REQUIRED TASK:
Omit pictures and quote the listing below line by line, from its start through the line that holds "const W = 903, H = 1385;".

>> Start RECORDED INFORMATION

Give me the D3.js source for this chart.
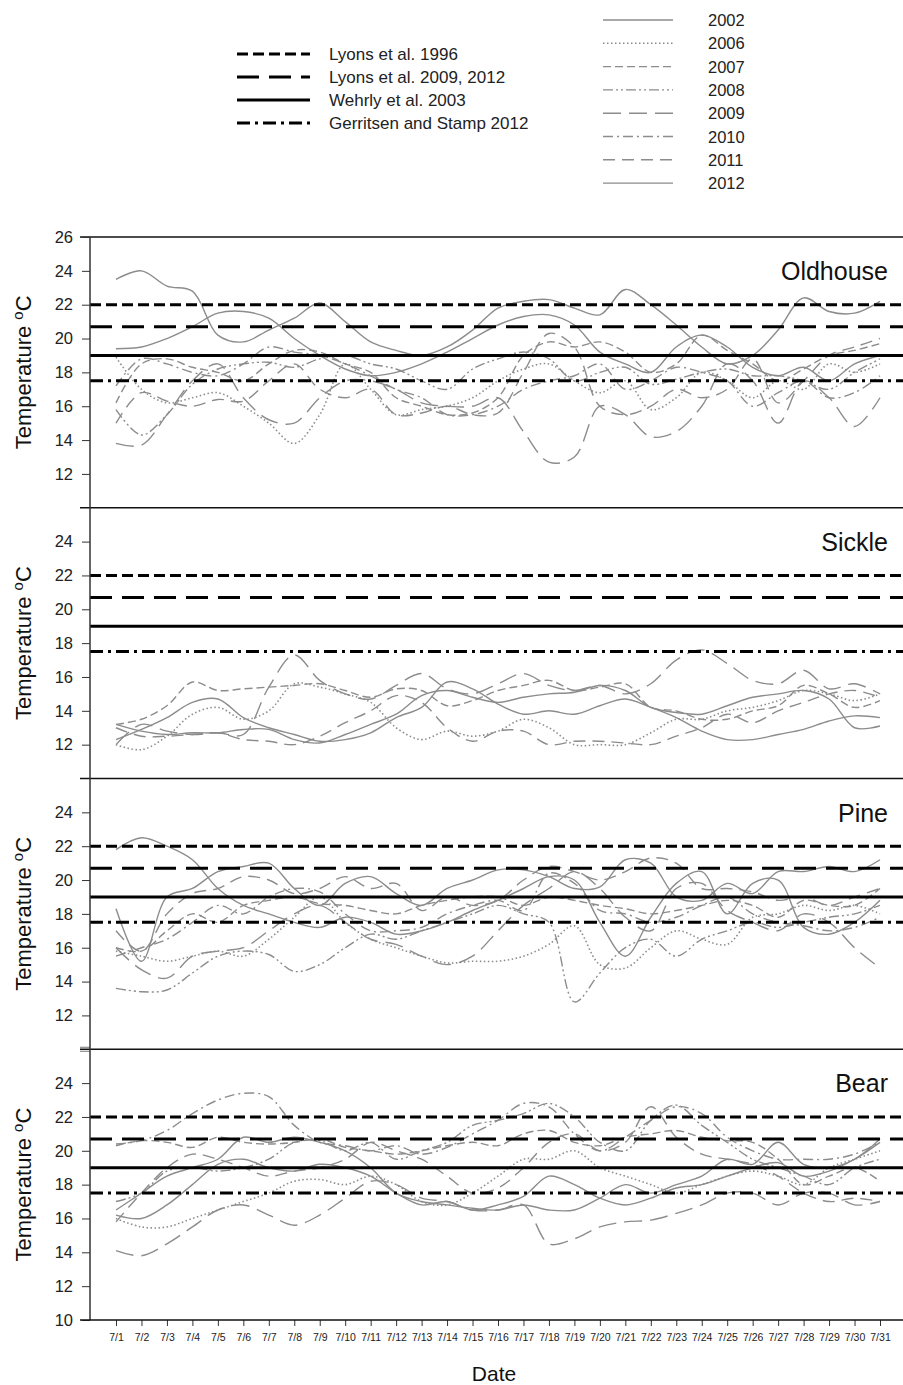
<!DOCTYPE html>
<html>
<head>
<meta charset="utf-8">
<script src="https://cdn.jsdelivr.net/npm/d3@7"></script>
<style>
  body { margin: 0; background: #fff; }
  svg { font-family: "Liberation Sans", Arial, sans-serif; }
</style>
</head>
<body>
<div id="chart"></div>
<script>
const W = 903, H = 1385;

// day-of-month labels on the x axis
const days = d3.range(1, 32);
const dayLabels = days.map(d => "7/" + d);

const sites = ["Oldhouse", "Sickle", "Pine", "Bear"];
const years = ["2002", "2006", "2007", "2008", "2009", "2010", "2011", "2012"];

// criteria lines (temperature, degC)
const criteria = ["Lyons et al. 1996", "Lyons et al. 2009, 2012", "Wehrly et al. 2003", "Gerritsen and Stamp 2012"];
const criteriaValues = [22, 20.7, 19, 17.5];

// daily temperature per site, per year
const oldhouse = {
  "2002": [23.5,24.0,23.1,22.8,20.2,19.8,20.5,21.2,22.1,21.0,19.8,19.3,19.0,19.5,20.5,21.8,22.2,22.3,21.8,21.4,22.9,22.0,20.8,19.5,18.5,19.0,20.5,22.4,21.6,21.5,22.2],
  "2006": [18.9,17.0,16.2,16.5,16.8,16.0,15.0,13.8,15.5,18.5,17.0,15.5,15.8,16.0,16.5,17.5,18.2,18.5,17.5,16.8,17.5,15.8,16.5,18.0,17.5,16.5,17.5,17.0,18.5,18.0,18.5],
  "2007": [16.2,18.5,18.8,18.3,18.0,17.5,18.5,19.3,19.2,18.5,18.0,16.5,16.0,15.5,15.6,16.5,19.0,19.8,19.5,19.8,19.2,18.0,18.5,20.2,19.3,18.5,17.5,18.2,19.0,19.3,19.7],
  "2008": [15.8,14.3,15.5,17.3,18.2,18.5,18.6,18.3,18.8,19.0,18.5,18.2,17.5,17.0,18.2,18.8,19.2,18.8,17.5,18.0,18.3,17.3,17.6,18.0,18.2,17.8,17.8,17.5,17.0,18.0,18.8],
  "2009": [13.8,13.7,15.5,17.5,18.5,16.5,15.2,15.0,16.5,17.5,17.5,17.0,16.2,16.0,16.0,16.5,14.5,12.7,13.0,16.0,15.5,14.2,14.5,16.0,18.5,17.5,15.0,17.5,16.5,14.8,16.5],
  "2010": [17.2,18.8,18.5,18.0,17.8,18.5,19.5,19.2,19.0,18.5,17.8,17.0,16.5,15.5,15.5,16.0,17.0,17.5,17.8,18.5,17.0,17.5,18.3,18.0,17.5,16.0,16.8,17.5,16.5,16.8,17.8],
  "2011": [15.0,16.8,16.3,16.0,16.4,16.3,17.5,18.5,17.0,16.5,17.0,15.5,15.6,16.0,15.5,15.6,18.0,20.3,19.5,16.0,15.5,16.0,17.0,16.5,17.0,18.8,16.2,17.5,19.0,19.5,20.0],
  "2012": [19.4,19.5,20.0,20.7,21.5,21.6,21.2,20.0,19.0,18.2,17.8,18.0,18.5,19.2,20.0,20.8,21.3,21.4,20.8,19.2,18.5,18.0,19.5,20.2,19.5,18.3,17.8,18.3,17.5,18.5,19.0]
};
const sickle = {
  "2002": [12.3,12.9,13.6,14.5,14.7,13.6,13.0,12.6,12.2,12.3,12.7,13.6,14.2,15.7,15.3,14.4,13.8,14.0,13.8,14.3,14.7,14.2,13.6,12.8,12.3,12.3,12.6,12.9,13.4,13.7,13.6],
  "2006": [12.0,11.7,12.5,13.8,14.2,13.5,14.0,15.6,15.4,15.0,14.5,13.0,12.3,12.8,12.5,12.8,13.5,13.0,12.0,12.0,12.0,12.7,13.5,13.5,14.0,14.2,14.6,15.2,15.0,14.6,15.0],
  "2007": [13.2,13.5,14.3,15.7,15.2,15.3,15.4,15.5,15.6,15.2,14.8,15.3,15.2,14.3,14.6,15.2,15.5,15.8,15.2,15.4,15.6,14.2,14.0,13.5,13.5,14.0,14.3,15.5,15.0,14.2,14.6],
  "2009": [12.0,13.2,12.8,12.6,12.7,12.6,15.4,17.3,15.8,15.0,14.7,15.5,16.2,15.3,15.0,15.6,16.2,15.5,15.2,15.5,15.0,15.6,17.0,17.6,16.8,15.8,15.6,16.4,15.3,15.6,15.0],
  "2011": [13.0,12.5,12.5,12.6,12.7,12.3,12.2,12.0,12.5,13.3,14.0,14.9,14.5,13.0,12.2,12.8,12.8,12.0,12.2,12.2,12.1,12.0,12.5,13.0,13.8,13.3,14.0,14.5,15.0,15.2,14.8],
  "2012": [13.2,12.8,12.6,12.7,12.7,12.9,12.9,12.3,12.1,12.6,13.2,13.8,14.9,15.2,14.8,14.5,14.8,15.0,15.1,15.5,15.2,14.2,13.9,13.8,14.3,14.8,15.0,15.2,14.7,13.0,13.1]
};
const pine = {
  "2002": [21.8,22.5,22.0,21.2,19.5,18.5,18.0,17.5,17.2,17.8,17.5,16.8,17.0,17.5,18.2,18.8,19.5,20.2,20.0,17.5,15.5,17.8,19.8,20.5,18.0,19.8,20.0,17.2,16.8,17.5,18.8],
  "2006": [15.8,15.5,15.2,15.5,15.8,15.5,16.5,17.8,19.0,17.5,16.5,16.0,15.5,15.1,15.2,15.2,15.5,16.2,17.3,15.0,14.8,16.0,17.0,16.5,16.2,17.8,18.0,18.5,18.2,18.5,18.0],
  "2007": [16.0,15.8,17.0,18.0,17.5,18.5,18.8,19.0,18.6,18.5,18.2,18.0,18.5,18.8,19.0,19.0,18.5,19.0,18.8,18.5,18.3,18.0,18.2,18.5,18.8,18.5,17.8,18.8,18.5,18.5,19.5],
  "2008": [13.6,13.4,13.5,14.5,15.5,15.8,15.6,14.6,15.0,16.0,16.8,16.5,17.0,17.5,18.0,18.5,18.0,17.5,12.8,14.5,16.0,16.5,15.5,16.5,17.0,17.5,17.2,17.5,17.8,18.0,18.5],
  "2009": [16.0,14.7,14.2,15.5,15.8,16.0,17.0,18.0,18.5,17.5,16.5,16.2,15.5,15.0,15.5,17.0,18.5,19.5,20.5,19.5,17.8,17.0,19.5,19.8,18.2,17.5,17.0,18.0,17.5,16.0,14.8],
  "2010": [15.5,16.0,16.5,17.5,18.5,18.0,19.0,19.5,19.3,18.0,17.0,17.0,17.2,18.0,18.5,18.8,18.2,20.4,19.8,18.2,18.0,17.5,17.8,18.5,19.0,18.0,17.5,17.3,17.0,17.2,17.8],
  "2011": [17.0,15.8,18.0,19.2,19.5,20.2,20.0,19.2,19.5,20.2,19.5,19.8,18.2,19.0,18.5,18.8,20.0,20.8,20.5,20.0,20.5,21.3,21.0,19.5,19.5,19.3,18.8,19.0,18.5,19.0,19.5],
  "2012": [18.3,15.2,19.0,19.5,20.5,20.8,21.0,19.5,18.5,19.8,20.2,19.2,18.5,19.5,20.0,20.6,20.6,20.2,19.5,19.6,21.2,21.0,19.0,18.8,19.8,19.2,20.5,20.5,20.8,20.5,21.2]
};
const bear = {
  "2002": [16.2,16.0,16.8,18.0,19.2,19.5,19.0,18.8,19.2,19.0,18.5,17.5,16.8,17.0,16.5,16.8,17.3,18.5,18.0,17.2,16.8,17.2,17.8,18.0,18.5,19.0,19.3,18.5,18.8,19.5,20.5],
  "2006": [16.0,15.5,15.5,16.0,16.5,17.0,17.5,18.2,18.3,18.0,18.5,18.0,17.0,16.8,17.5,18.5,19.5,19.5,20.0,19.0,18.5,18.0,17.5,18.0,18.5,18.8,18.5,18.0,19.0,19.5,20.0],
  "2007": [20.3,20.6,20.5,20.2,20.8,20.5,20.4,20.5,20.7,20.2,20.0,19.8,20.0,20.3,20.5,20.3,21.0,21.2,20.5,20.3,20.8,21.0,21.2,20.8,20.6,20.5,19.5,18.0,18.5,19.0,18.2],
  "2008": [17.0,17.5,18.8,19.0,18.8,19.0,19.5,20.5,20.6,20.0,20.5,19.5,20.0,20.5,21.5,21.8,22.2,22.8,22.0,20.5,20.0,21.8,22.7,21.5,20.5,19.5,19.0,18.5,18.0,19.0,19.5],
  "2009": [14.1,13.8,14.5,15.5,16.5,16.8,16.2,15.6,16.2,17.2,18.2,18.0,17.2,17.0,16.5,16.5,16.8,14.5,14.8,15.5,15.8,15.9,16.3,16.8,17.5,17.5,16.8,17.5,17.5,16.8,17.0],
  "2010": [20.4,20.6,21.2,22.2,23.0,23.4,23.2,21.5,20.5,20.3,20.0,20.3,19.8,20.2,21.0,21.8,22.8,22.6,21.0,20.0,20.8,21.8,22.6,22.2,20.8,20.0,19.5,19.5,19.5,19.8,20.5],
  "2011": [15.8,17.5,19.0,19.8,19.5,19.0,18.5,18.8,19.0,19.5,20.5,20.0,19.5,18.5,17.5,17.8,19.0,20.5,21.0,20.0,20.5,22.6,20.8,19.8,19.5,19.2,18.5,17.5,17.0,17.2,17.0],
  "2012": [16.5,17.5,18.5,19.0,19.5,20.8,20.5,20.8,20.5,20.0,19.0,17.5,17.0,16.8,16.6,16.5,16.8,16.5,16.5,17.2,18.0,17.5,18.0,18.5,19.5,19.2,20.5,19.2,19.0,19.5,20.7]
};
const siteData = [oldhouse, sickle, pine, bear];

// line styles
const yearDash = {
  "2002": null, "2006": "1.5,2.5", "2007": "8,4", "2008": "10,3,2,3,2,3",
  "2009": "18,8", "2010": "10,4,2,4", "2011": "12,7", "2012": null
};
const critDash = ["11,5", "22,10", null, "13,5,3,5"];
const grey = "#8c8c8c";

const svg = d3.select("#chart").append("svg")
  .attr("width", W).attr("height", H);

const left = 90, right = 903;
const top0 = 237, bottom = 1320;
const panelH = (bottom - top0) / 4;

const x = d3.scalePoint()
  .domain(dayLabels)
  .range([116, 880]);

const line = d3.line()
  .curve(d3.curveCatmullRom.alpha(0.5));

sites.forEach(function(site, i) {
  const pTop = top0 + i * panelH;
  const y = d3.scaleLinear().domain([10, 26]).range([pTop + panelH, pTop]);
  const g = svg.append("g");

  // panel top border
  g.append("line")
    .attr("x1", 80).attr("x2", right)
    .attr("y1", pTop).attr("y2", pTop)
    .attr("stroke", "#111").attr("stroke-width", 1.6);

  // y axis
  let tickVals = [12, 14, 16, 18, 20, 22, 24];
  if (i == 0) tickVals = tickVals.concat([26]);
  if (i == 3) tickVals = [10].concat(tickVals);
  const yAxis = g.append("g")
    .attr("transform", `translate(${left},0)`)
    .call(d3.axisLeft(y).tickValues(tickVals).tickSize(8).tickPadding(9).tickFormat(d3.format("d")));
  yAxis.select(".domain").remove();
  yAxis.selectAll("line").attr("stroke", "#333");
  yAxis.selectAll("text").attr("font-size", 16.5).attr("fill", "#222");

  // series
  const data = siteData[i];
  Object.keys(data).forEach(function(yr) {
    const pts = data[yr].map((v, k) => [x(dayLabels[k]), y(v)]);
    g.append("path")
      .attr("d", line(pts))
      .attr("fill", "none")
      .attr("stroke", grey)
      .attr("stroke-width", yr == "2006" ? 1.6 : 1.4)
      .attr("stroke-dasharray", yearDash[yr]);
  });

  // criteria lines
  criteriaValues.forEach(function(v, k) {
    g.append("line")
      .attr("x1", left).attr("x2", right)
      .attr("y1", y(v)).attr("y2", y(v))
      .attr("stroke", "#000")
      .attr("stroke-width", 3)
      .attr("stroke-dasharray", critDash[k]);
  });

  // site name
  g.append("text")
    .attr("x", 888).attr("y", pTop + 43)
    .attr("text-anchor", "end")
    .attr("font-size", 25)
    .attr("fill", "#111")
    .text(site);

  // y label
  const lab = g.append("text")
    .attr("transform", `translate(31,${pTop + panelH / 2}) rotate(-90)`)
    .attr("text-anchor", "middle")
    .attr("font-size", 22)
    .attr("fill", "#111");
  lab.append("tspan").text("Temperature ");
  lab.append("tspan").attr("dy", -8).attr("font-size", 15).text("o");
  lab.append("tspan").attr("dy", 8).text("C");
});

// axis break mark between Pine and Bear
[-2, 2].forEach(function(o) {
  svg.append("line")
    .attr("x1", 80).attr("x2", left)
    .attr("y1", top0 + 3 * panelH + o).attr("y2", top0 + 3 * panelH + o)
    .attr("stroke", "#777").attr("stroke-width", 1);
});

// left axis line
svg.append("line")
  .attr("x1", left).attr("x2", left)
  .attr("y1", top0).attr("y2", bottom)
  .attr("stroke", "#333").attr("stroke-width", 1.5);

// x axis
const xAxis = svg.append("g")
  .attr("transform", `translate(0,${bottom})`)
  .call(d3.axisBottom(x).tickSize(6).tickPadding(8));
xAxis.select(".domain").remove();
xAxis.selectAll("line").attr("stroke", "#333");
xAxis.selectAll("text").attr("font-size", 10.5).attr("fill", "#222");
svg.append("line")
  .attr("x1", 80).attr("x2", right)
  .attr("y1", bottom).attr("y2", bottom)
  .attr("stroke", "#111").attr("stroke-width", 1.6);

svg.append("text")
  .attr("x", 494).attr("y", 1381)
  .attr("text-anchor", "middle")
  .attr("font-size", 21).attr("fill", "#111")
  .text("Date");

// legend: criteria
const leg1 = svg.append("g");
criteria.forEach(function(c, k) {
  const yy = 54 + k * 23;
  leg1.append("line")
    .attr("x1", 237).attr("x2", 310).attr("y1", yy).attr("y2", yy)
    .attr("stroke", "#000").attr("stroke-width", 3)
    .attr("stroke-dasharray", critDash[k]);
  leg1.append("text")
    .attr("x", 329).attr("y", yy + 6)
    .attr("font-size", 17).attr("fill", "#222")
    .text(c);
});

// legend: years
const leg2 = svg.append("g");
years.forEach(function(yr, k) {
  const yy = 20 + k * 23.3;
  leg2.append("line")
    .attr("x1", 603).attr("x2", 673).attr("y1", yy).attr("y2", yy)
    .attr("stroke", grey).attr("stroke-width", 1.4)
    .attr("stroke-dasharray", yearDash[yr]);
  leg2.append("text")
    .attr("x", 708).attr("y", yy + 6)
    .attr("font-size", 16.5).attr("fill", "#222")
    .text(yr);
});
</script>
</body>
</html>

>> End RECORDED INFORMATION

RESULT OF THE TASK:
Give me the D3.js source for this chart.
<!DOCTYPE html>
<html>
<head>
<meta charset="utf-8">
<script src="https://cdn.jsdelivr.net/npm/d3@7"></script>
<style>
  body { margin: 0; background: #fff; }
  svg { font-family: "Liberation Sans", Arial, sans-serif; }
</style>
</head>
<body>
<div id="chart"></div>
<script>
const W = 903, H = 1385;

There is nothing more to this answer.